ACLU applauds judge’s decision to release video footage of killing of Nehad–UPDATED
***UPDATE: ACLU Statement on DA Dumanis’s Creation of a “Protocol” for How/When to Release Police Body Camera Video***
The following statement can be attributed to our legal director, David Loy:
The purpose of access to public records is to hold government accountable to the community. Given the extraordinary and deadly powers vested in law enforcement, that principle applies especially to police videos.
It is therefore essential that community members participate in a transparent process to establish the protocol for disclosure of body-camera videos. To open that process is a first step toward building community trust in law enforcement, which is undermined by secrecy and exclusion.
***END OF UPDATE***
SAN DIEGO – [Original story: “ACLU Applauds Judge’s Decision to Release Video Footage of Killing of Nehad, December 17, 2015]
The following statement can be attributed to our legal director, David Loy.
The ACLU of San Diego & Imperial Counties applaud Judge Hayes’ decision to let the public see video footage of the killing of Fridoon Rawshan Nehad in May of this year. The officer who shot him inexplicably failed to turn on his body camera, in violation of San Diego Police Department policy, but the incident was caught on the security camera of a nearby business. The San Diego City Attorney’s office, which is defending a lawsuit from Nehad’s family, fought to keep the video secret, but Judge Hayes found that the City showed no good reason to prevent the public from watching it.
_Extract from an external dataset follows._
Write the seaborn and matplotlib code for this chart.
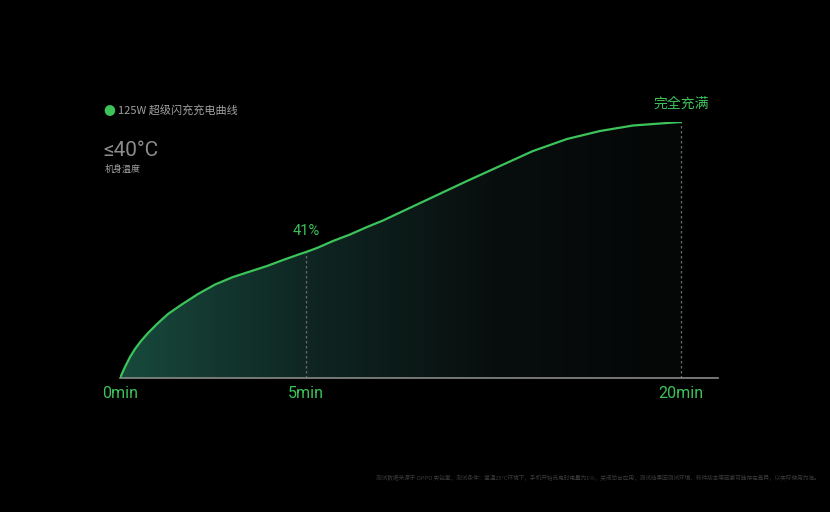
import matplotlib
matplotlib.use("Agg")
import matplotlib.pyplot as plt
from matplotlib.patches import PathPatch
from matplotlib.colors import LinearSegmentedColormap
import numpy as np
import pandas as pd
import seaborn as sns

# charging curve: time in minutes, curve height in % of full
minutes = [0, 0.134, 0.269, 0.403, 0.565, 0.753, 0.995, 1.29, 1.64, 2.097, 2.554, 3.038,
           3.495, 3.952, 4.382, 4.839, 5.0, 5.44, 6.08, 6.76, 7.44, 8.08, 8.76, 10.08,
           11.44, 12.76, 14.08, 15.44, 16.76, 18.08, 19.44, 20.0]
level = [0, 4.3, 8.2, 11.33, 14.45, 17.58, 21.09, 25.0, 28.52, 32.81, 36.52, 39.45,
         41.6, 43.75, 46.09, 48.44, 49.22, 50.78, 53.52, 56.05, 58.98, 61.52, 64.65, 70.7,
         76.95, 82.81, 88.67, 93.36, 96.48, 98.63, 99.61, 100.0]
tick_minutes = [0, 5, 20]
tick_labels = ['0min', '5min', '20min']
mark_minutes = [5, 20]
mark_labels = ['41%', '完全充满']
title = '125W 超级闪充充电曲线'
temp_text = '≤40°C'
temp_caption = '机身温度'
footnote = ('测试数据来源于 OPPO 实验室，测试条件：室温25°C环境下，手机开始充电时电量为1%，关闭后台应用，'
            '测试结果因测试环境、软件版本等因素可能存在差异，以实际使用为准。')

GREEN = '#3cc35a'
LATIN = ['Roboto', 'Noto Sans CJK SC', 'DejaVu Sans']
df = pd.DataFrame({'minutes': minutes, 'level': level})

sns.set_theme(style='dark', rc={'figure.facecolor': 'black', 'axes.facecolor': 'black',
                                'savefig.facecolor': 'black'})
plt.rcParams['font.family'] = ['Noto Sans CJK SC', 'DejaVu Sans']


# the time axis is stretched: 0-5 min takes a third of the width
def fwd(t):
    t = np.asarray(t, dtype=float)
    return np.where(t <= 5, t * 37.2, 186 + (t - 5) * 25.0)


def inv(u):
    u = np.asarray(u, dtype=float)
    return np.where(u <= 186, u / 37.2, 5 + (u - 186) / 25.0)


fig = plt.figure(figsize=(8.3, 5.12), dpi=100)
ax = fig.add_axes([120 / 830, 134 / 512, 598 / 830, 256 / 512])
ax.set_xscale('function', functions=(fwd, inv))
ax.set_xlim(0, 21.48)
ax.set_ylim(0, 100)

# gradient fill under the curve
poly = ax.fill_between(df.minutes, 0, df.level, color='none', lw=0)
clip = PathPatch(poly.get_paths()[0], transform=ax.transData, facecolor='none', edgecolor='none')
ax.add_patch(clip)
cmap = LinearSegmentedColormap.from_list('fill', ['#17493c', '#0f2622', '#080e0e', '#050606'])
tgrid = np.linspace(0, 20, 600)
grad = (fwd(tgrid) / 561.0)[None, :]
img = ax.imshow(grad, extent=(0, 20, 0, 100), aspect='auto', cmap=cmap, origin='lower',
                interpolation='bilinear', zorder=1)
img.set_clip_path(clip)

sns.lineplot(data=df, x='minutes', y='level', ax=ax, color=GREEN, lw=1.6, zorder=3,
             solid_joinstyle='round', solid_capstyle='round')

# dotted markers from the baseline up to the curve
for m, lab in zip(mark_minutes, mark_labels):
    top = np.interp(m, minutes, level)
    ax.plot([m, m], [0, top], ls=(0, (2, 2)), color='#6a6a6a', lw=0.9, zorder=2)
    if m == 5:
        ax.text(m, top + 5.5, lab, color=GREEN, ha='center', va='bottom',
                fontsize=10.5, family=LATIN)
    else:
        ax.text(m, top + 4.5, lab, color=GREEN, ha='center', va='bottom', fontsize=10)

for sp in ['left', 'right', 'top']:
    ax.spines[sp].set_visible(False)
ax.spines['bottom'].set_color('#8a8a8a')
ax.spines['bottom'].set_linewidth(1.2)
ax.grid(False)
ax.set_yticks([])
ax.set_xticks(tick_minutes)
ax.set_xticklabels(tick_labels, color=GREEN, fontsize=11.5, family=LATIN)
ax.tick_params(axis='x', length=0, pad=6)
ax.set_xlabel('')
ax.set_ylabel('')
ax.minorticks_off()

# legend-like title, temperature note, footnote
fig.text(109 / 830, 1 - 111 / 512, '●', color=GREEN, fontsize=8.5, ha='center', va='center')
fig.text(118 / 830, 1 - 111 / 512, title, color='#a0a0a0', fontsize=8, ha='left', va='center')
fig.text(103 / 830, 1 - 150 / 512, temp_text, color='#8c8c8c', fontsize=15, ha='left',
         va='center', family=LATIN)
fig.text(105 / 830, 1 - 169 / 512, temp_caption, color='#a0a0a0', fontsize=6.5, ha='left', va='center')
fig.text(820 / 830, 1 - 478 / 512, footnote, color='#3a3a3a', fontsize=4.1, ha='right', va='center')

fig.savefig('out.png', dpi=100, facecolor='black')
California law and the SDPD’s own policies authorized Police Chief Shelley Zimmerman to release the footage without a court order, but she refused, as did District Attorney Bonnie Dumanis, who recently cleared the officer of any wrongdoing in the shooting, saying he acted reasonably because he thought the suspect was holding a knife (he wasn’t; it was a pen).
The public’s interest in understanding why and how an officer killed an unarmed man strongly outweighs the SDPD’s preference to keep the video secret. A spate of videos, including the recently disclosed recording of Laquan McDonald’s killing in Chicago, have raised substantial questions about the legality of police shootings and the credibility of official justifications for killing people. There will never be public trust in the department or other San Diego institutions, if the government continues to choose secrecy over transparency.
Today’s decision by Judge Hayes is an important victory for government transparency, and for the constitutional principle of a free press.”